I used to have a rose hair, a pink toed, and one from Vietnam/Thailand that was waaaaaaaaaaaaaaaaay aggressive named harley...when it was his cage cleaning time I would move every thing out of the kitchen so it was a nice bright white floor where I could track him if he got loose.. I would also have a boot...just in case he got loose. I wasn't taking any chances...he died about a year after I got him and I was done with scary little "pets"
 
Oh, you'll love this story then. Long time ago as part of research project I had to interview a herpetologist. He knew I was coming for the interview. Older guy, 50's. Multiple doctorates, distinguished. Met him at his lab, he showed me around where they kept the snakes (kraits, adders, vipers) all highly poisonous. The holding area was very clean, professional etc. On they way out of the area where they kept the snakes, he mentioned to one of his assistants that the lid was ajar on one of the tanks that held a costal taipan (aggressive and deadly). More people came in looking for the snake while they ushered me out. Mind you that several locked doors were required to enter/exit this area. Out in his office we were talking, he answered a few calls, made a few. Suddenly I felt something on my shoulder, saw it was a snake, jumped up, flipped the snake off and am lucky not to shit my pants right there. I heard all this laughter (yes the distinguished doctor too) and everyone that was in the lab was standing behind me and were laughing their asses off. Of course the whole escaped snake thing was a setup for the FNG. Doc told me it was funnier in the lab itself until one of the tanks got knocked over by a freaked out victim which is why they did it in his office. I still have the rubber snake they used. Herpey Humour. They did teach me how to catch a rattlesnake and milk it.
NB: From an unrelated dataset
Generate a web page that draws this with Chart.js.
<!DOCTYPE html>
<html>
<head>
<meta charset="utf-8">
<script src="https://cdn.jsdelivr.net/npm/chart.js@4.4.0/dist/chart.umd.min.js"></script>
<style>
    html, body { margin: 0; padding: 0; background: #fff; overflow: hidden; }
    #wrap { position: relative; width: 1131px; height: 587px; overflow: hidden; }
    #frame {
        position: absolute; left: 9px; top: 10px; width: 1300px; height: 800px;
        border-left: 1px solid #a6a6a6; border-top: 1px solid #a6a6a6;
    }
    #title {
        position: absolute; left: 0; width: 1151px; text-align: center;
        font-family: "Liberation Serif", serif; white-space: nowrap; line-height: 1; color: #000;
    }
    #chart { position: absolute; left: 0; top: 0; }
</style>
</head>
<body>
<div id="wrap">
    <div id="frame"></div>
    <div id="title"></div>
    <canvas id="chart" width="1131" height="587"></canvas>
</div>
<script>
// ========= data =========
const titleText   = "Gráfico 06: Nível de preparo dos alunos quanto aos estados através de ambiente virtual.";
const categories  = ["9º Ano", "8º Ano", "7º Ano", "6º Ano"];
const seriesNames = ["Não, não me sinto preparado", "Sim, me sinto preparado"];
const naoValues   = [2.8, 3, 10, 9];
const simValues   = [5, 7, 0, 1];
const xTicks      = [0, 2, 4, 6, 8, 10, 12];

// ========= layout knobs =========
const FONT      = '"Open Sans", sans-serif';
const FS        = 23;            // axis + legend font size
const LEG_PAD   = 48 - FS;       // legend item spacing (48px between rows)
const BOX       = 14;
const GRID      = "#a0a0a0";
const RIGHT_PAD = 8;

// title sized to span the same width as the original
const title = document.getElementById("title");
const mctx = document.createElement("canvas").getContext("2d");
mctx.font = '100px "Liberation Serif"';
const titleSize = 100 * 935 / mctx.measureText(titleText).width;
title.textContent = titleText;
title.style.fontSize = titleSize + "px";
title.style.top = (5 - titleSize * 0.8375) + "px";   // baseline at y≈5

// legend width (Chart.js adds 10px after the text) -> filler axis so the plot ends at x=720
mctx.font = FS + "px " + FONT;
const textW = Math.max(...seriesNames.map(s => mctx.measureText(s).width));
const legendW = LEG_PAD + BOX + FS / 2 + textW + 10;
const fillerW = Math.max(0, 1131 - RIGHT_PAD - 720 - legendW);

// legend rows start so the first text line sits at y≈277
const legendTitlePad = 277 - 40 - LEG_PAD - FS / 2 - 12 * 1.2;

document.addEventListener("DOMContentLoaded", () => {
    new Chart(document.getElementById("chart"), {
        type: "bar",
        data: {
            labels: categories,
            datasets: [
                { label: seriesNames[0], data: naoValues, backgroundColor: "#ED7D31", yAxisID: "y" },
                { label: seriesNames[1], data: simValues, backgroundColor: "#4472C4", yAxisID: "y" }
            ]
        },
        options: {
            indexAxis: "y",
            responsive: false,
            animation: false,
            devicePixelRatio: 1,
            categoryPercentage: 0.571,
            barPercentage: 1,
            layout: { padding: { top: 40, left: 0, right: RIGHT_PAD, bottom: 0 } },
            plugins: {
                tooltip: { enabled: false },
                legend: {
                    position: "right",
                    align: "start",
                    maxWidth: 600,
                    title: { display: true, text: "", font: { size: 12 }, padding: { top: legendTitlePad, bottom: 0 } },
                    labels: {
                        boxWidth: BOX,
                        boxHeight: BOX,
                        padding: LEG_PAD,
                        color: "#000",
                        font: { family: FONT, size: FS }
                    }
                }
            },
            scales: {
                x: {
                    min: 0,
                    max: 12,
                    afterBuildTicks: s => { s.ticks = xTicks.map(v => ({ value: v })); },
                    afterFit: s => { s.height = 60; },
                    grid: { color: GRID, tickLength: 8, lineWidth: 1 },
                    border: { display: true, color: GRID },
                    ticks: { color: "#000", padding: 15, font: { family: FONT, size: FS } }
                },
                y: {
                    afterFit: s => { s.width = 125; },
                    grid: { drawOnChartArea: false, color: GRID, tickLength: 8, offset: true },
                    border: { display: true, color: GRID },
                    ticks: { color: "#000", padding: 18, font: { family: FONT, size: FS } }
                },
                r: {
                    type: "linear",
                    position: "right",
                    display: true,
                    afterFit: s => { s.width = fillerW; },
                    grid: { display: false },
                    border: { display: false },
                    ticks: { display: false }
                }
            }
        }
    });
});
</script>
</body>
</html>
I helped one of our local herpetologists find all his baby Mozambique spitting cobras.
The tank was not closed properly and they all escaped.
Was a rather fun experience.

I get called by my neighbours when they come across snakes now as I hate to see them killed for nothing (the snakes as well as the neighbours).
Biggest snouted cobra I have been called for was around 2.2 meters but friendly as can be (not aggressive like the babies).